Loro, pregustando una sperata (?) vittoria, già si mettono a pecora cinque volte al giorno ovunque si trovino, qui in casa nostra, per pregare il loro profeta fasullo, imponendoci una coabitazione che – confessiamolo! – non ci piace. Distruggono, rendendole del tutto inutilizzabili, le case che pur affittiamo loro a quattro soldi, in un ennesimo tentativo di considerarli uguali a noi. Pisciano sui nostri muri e se ne strafottono dei divieti dei loro libri: ubriachi come scimpanzé ubriachi, tirano di coltello e colli di bottiglie rotte. Si squartano e ci squartano per un nonnulla. Per indole! Per odio razziale nei nostri confronti. Fregandosene di quell’impossibile integrazione a cui non credono loro, non crediamo noi e non credono neanche tutti quei falsoni che si gonfiano il culo di soldi, parlando nei convegni comunali, regionali, nazionali e mondiali. Questi alieni, indietro di un’era, mortificano la nostra Storia millenaria. La nostra Identità. La nostra Cultura. La nostra intelligenza.
Nel silenzio sordo delle istituzioni, che approvano ipocriti ma milionari progetti di accoglienza “solidale” in cambio di chissà quali aberrazioni politicomassomafiose. Con la complicità non disinteressata di eretiche tonache bianche, diabolicamente lontane dalla mani giunte dei santi fedeli e dai Raggi di Luce del Vero Dio, e più vicine ai caveaux di banche truffaldine e alle poltrone di poteri inconfessabili…
Quanto “mi fa strano” vedere i paesini di questa regione infarciti di stranieri irregolari fancazzisti, giocatori seriali di videopoker e similari, correi di caporali mafiosi colorati di nero e di bianco, magnaccia di puttane nigeriane impestate di sifilide e scolo (magari aids, perché no?), scippatori di vecchiette pensionate e stupratori di ogni genere, per voglia o necessità. A farsi un giro in auto, in questa Piana di Gioia Tauro, sembra di essere in Senegal, o in Mali. O nella Libia di oggi. Quella in cui il pur variopinto Gheddafi è sottoterra, e, con Lui, il buonsenso e la sicurezza dell’Occidente.
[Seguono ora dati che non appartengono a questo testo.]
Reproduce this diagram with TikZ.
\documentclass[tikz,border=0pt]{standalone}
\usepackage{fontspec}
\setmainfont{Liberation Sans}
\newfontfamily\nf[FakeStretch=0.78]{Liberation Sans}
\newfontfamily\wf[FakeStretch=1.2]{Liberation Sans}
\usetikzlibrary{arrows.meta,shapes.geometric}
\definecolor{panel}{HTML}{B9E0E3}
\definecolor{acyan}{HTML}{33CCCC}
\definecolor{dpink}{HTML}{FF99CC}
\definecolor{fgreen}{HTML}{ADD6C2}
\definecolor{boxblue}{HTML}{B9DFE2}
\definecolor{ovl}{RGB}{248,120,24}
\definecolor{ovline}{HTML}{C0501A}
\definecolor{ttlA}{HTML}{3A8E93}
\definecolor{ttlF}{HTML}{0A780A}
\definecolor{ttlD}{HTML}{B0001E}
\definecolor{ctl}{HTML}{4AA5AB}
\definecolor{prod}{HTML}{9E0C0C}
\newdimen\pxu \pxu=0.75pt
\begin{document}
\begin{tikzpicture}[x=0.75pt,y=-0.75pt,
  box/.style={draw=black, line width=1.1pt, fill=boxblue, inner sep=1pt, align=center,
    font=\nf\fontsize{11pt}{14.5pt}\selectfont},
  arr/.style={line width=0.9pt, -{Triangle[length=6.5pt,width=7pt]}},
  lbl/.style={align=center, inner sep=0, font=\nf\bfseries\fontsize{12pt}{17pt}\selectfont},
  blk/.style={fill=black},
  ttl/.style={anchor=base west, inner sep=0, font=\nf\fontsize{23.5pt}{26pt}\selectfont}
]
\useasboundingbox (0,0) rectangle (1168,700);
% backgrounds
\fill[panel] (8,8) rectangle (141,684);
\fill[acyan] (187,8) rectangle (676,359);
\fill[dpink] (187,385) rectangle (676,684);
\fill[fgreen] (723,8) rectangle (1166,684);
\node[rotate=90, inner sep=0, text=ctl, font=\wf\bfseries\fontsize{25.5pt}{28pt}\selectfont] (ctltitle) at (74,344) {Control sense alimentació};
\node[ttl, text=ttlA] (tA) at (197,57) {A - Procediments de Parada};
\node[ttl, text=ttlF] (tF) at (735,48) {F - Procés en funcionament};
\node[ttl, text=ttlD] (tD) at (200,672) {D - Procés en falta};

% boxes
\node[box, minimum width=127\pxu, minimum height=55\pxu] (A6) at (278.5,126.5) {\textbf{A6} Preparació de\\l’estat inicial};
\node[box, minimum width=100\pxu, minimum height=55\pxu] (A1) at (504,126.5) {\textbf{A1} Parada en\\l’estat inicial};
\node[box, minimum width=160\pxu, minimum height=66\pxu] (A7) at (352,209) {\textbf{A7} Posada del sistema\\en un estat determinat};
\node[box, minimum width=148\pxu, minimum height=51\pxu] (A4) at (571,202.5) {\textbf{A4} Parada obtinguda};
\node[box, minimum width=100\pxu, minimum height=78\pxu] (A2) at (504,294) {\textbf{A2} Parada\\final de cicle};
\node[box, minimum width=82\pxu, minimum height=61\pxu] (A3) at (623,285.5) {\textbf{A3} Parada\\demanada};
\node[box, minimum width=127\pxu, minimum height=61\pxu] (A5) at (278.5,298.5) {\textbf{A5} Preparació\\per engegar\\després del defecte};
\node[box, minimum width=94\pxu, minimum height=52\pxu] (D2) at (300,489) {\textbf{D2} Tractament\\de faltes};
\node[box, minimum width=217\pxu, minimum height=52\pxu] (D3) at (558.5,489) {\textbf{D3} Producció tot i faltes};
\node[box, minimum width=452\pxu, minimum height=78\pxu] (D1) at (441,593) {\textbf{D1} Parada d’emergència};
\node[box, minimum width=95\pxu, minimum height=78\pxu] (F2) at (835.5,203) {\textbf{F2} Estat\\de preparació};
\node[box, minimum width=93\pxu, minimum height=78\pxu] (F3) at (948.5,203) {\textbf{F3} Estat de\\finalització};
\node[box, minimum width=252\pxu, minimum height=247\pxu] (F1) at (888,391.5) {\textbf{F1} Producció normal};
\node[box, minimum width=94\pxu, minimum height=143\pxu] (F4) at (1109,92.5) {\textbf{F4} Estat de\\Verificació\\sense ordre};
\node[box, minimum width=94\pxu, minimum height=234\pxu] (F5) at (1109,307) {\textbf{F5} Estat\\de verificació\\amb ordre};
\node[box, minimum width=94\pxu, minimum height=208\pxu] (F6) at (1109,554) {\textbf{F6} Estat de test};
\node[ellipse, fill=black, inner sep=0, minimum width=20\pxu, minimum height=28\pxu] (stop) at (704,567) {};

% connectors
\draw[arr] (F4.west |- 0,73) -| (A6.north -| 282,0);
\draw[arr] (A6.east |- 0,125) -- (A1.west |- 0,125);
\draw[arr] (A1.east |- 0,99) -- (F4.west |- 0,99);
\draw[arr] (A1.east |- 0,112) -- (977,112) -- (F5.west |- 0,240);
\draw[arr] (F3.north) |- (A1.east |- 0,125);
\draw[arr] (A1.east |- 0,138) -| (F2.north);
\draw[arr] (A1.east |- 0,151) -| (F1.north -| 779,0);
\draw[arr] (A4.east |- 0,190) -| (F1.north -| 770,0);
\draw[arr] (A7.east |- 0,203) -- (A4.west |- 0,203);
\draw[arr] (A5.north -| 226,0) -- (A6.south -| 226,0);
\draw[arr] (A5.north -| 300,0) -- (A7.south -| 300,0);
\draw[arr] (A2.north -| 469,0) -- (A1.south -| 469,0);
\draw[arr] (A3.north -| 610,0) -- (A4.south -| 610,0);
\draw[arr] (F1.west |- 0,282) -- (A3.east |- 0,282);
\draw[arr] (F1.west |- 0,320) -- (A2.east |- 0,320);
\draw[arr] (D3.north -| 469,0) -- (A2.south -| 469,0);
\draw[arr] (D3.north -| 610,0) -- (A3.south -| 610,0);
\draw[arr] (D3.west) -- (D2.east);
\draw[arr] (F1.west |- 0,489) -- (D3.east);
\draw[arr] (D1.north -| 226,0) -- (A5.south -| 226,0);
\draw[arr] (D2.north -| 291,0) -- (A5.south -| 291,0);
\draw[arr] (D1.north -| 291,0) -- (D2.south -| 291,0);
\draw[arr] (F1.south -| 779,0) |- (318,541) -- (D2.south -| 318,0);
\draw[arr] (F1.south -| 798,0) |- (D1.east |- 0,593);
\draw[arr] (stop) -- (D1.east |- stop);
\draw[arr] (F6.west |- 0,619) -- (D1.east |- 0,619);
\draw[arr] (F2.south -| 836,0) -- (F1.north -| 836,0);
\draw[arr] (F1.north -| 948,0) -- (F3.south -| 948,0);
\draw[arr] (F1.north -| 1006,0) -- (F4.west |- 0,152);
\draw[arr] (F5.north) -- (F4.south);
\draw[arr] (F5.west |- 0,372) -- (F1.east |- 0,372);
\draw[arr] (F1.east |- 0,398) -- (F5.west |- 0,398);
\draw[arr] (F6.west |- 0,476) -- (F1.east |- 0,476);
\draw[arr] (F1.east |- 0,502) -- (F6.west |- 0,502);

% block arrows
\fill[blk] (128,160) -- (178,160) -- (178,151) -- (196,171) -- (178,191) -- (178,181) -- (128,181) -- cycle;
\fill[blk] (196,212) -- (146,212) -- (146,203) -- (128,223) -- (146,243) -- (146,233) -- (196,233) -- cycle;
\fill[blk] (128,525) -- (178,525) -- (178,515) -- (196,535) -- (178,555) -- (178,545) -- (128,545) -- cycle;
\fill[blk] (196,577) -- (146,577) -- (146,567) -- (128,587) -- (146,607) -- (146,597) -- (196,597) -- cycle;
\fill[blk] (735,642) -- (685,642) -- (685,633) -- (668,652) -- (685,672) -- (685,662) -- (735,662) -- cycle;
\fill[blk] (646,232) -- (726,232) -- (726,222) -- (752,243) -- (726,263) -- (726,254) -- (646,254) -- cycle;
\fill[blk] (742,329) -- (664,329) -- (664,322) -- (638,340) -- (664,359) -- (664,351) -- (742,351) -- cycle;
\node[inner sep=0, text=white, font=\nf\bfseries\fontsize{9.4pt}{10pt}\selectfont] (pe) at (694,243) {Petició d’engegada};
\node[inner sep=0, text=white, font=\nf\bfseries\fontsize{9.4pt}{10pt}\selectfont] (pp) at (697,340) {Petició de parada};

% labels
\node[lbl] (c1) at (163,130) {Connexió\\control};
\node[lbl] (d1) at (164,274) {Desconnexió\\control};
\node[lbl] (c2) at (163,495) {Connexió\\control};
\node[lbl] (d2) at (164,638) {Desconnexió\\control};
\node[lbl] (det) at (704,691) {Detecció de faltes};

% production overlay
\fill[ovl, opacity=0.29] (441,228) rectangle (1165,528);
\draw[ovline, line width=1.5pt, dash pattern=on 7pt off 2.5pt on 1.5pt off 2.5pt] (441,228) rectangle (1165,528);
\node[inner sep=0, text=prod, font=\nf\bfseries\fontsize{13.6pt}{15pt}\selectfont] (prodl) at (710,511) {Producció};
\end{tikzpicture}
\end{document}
Lavorano, i negri dei neri della Piana, illegalmente per venticinque/trenta euro a giornata e levando il lavoro a chi – italiano – vorrebbe lavorare secondo legge, nelle campagne colorate da milioni di piccoli soli: quelle arance, quei mandarini che non hanno più mercato per volontà di un’Europa sanguisuga. Le raccolgono e le sistemano nelle cassette che, per tre centesimi al chilo, le porteranno verso le industrie di succhi o verso le bancarelle dei mercati rionali di tutta Italia.
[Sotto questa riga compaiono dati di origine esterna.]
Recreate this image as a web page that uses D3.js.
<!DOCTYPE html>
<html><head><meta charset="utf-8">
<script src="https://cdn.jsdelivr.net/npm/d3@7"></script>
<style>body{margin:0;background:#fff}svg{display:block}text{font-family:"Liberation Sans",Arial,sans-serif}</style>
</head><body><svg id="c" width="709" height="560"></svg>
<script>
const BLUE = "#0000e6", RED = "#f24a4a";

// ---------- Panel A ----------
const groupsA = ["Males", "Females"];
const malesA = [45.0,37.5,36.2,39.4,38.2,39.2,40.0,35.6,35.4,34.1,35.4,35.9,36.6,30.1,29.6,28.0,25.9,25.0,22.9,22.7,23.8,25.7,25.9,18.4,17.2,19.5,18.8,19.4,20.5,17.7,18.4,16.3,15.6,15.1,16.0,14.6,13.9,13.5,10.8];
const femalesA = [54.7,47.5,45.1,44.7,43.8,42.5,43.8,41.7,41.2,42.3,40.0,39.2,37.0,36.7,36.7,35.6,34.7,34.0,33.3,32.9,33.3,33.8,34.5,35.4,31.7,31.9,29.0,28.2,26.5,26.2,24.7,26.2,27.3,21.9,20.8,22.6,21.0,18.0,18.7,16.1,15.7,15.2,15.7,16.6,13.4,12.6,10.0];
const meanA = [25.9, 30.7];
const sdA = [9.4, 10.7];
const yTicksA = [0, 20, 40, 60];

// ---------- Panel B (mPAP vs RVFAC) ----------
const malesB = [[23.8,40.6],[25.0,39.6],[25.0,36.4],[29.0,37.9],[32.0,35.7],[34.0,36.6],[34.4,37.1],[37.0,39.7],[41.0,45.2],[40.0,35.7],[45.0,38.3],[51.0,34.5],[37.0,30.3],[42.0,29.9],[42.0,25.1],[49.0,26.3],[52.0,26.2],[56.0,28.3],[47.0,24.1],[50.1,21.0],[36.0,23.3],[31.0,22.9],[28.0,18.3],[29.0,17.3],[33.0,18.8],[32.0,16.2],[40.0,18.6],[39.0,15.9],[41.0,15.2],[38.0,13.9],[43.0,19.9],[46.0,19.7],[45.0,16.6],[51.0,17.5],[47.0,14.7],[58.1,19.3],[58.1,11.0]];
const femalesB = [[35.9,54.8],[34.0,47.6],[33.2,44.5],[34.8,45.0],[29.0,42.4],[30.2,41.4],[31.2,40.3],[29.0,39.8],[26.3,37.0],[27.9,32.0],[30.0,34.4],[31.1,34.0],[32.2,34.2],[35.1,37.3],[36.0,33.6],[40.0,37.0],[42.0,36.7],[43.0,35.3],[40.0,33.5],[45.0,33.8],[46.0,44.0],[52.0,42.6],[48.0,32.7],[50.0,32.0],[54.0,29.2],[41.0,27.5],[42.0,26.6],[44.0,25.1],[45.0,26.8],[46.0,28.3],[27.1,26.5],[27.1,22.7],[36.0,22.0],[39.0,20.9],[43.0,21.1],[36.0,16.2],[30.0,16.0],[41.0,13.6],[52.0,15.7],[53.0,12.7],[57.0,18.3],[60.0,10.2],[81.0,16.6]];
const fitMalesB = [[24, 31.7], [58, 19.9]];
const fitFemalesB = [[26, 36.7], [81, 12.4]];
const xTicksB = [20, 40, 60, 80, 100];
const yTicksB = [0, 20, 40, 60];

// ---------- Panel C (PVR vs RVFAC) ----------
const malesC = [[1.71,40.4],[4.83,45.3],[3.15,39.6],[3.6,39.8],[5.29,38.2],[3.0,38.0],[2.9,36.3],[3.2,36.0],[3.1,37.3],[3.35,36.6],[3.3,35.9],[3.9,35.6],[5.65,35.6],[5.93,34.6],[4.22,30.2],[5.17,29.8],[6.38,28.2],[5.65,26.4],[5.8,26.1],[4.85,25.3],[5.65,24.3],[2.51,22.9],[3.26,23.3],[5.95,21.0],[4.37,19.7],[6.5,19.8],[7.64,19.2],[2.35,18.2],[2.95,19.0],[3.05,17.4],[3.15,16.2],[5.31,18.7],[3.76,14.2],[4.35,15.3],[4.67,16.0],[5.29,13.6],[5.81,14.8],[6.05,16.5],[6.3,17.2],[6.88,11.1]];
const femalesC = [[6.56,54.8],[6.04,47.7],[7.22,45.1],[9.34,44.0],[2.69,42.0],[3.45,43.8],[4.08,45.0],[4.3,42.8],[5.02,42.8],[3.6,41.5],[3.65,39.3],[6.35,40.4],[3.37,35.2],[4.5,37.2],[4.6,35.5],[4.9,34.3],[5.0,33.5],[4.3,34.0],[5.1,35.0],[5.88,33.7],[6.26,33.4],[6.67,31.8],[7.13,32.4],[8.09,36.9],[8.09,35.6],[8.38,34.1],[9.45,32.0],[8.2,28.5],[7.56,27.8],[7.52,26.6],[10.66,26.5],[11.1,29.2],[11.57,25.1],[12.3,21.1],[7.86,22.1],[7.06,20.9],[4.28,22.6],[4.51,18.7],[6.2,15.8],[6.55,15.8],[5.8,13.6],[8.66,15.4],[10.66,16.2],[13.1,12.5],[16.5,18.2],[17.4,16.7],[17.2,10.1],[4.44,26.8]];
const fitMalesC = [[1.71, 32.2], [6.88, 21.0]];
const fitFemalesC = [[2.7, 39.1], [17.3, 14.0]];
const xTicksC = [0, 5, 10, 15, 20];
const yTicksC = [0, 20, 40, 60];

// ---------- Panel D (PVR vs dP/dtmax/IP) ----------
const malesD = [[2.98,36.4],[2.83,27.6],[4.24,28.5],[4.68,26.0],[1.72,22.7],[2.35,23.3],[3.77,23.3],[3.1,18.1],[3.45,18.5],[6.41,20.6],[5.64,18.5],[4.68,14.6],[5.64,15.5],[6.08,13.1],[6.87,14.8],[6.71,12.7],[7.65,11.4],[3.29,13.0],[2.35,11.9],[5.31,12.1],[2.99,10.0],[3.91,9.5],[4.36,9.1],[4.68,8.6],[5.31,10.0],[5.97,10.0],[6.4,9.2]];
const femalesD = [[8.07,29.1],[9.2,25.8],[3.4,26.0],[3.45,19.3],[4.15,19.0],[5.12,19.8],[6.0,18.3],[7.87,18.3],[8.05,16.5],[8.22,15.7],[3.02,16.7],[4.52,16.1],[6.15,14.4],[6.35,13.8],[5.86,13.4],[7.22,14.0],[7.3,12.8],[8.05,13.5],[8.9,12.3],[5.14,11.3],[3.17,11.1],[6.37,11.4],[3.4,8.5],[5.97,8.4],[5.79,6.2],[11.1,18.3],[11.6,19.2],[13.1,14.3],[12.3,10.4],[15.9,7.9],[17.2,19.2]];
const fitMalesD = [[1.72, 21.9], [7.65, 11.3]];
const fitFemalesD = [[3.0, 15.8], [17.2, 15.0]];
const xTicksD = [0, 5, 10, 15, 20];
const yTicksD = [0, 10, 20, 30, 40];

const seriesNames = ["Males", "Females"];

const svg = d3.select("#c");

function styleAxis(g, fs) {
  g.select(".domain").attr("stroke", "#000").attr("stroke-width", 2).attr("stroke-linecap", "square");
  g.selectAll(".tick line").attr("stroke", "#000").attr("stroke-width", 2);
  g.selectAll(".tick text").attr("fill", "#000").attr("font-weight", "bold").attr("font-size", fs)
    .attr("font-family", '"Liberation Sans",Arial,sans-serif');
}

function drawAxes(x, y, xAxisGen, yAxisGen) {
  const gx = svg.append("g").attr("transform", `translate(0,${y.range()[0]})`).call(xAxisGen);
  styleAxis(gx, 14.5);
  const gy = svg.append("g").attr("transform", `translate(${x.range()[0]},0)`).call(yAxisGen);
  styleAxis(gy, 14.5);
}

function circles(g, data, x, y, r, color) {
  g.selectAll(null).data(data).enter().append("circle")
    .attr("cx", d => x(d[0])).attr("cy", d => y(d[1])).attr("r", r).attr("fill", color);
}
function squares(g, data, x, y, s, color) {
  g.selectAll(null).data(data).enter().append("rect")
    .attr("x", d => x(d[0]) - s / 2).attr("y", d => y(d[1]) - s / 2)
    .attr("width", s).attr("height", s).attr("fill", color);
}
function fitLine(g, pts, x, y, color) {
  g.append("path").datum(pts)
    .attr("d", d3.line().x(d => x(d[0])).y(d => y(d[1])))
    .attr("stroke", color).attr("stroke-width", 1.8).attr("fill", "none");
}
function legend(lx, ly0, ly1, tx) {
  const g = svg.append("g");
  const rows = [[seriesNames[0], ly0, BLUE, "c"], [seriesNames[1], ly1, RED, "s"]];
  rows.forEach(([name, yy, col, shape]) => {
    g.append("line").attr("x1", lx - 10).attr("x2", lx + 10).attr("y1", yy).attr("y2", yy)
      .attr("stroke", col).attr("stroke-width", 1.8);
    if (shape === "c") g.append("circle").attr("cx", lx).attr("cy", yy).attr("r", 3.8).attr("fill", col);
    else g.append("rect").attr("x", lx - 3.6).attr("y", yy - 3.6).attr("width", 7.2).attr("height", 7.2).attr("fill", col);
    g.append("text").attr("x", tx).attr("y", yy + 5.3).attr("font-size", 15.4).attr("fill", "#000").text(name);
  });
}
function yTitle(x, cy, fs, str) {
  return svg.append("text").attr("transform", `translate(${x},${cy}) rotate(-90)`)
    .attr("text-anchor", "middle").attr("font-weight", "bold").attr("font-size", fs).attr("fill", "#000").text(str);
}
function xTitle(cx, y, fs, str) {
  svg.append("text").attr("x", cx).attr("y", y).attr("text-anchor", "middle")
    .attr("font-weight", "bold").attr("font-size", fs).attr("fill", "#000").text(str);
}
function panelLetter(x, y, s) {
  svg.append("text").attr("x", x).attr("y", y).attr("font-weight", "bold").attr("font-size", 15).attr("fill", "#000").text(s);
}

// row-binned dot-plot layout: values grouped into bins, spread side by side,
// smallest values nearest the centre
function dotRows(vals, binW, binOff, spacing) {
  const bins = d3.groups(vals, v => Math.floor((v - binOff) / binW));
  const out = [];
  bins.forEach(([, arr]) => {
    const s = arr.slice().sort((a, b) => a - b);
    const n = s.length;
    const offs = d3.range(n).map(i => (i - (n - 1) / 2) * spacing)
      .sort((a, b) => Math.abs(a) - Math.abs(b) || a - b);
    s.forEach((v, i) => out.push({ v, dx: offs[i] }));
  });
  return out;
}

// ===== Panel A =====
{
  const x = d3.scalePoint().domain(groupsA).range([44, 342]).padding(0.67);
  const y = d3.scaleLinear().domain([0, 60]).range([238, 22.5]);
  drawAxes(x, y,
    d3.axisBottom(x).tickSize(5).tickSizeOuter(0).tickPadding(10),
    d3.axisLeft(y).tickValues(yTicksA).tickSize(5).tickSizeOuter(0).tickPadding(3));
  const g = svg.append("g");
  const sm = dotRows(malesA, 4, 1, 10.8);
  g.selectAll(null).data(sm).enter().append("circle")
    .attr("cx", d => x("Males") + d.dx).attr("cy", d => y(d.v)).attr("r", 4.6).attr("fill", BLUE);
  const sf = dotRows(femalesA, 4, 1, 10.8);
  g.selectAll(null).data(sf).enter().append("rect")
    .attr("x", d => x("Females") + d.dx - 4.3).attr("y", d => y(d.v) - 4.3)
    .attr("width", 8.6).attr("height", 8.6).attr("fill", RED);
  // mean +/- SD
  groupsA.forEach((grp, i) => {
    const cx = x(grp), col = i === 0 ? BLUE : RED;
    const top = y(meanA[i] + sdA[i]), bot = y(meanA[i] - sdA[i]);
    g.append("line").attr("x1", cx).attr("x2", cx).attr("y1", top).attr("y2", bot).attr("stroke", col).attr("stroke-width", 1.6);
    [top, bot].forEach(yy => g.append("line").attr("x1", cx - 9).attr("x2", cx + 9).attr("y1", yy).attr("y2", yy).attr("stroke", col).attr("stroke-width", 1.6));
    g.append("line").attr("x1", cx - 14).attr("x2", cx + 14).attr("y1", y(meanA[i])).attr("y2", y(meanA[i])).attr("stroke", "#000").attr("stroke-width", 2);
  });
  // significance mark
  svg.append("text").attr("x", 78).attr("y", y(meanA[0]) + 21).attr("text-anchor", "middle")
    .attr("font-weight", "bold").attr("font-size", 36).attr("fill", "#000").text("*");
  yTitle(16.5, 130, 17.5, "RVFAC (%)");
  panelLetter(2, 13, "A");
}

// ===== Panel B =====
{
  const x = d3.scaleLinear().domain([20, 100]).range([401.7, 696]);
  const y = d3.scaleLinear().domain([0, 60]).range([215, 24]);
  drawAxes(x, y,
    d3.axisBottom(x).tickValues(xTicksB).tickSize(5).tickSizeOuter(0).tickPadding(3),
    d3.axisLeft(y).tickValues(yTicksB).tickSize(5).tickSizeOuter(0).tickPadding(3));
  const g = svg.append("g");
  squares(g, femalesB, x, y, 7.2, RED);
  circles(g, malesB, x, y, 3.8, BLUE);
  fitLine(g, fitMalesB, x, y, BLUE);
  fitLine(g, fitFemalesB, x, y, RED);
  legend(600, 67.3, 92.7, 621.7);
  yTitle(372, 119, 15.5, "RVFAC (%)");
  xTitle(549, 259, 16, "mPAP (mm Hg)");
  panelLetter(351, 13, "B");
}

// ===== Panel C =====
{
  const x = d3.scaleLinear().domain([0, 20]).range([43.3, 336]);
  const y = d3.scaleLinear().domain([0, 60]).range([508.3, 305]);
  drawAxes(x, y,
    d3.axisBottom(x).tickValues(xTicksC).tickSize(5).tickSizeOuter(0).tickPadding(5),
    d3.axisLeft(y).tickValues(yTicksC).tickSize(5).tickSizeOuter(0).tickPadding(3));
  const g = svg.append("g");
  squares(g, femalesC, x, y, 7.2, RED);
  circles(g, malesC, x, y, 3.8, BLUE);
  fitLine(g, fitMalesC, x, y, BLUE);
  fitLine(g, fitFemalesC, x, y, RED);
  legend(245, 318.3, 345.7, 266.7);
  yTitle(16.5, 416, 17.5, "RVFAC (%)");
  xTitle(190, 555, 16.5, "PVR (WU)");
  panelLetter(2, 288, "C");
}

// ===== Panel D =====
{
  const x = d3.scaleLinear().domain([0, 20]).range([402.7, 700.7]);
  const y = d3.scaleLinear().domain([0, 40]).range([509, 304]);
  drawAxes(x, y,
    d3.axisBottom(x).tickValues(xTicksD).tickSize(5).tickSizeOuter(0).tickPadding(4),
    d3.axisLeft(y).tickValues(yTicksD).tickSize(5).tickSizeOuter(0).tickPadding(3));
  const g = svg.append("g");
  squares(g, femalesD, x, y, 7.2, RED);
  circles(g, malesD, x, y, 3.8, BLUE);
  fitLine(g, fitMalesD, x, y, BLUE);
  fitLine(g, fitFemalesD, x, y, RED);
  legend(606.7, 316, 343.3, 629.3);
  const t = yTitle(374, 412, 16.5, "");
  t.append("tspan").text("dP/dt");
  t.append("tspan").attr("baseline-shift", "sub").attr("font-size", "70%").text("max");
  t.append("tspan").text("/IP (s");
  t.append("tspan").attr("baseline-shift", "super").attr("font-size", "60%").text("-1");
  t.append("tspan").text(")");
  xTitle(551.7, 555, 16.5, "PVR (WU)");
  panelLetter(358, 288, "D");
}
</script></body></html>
Si offrono anche come manovalanza spicciola per la peggiore mafietta senza regole né capi, i negri dei neri della Piana. Oppure come gigolò (anche qui, fottendosene dei dettami di quel loro libro). O come guardiani di battone, sulla statale fra Rosarno e Vibo Valentia… Insomma – come dicono i soloni della tivù – “fanno quello che gli Italiani non vogliono fare!
E MENO MALE!!!
Anche se… Beh, se continua come sta andando, da queste parti, non so quanto resisteremo a lasciarli a loro, questi lavori così redditizi!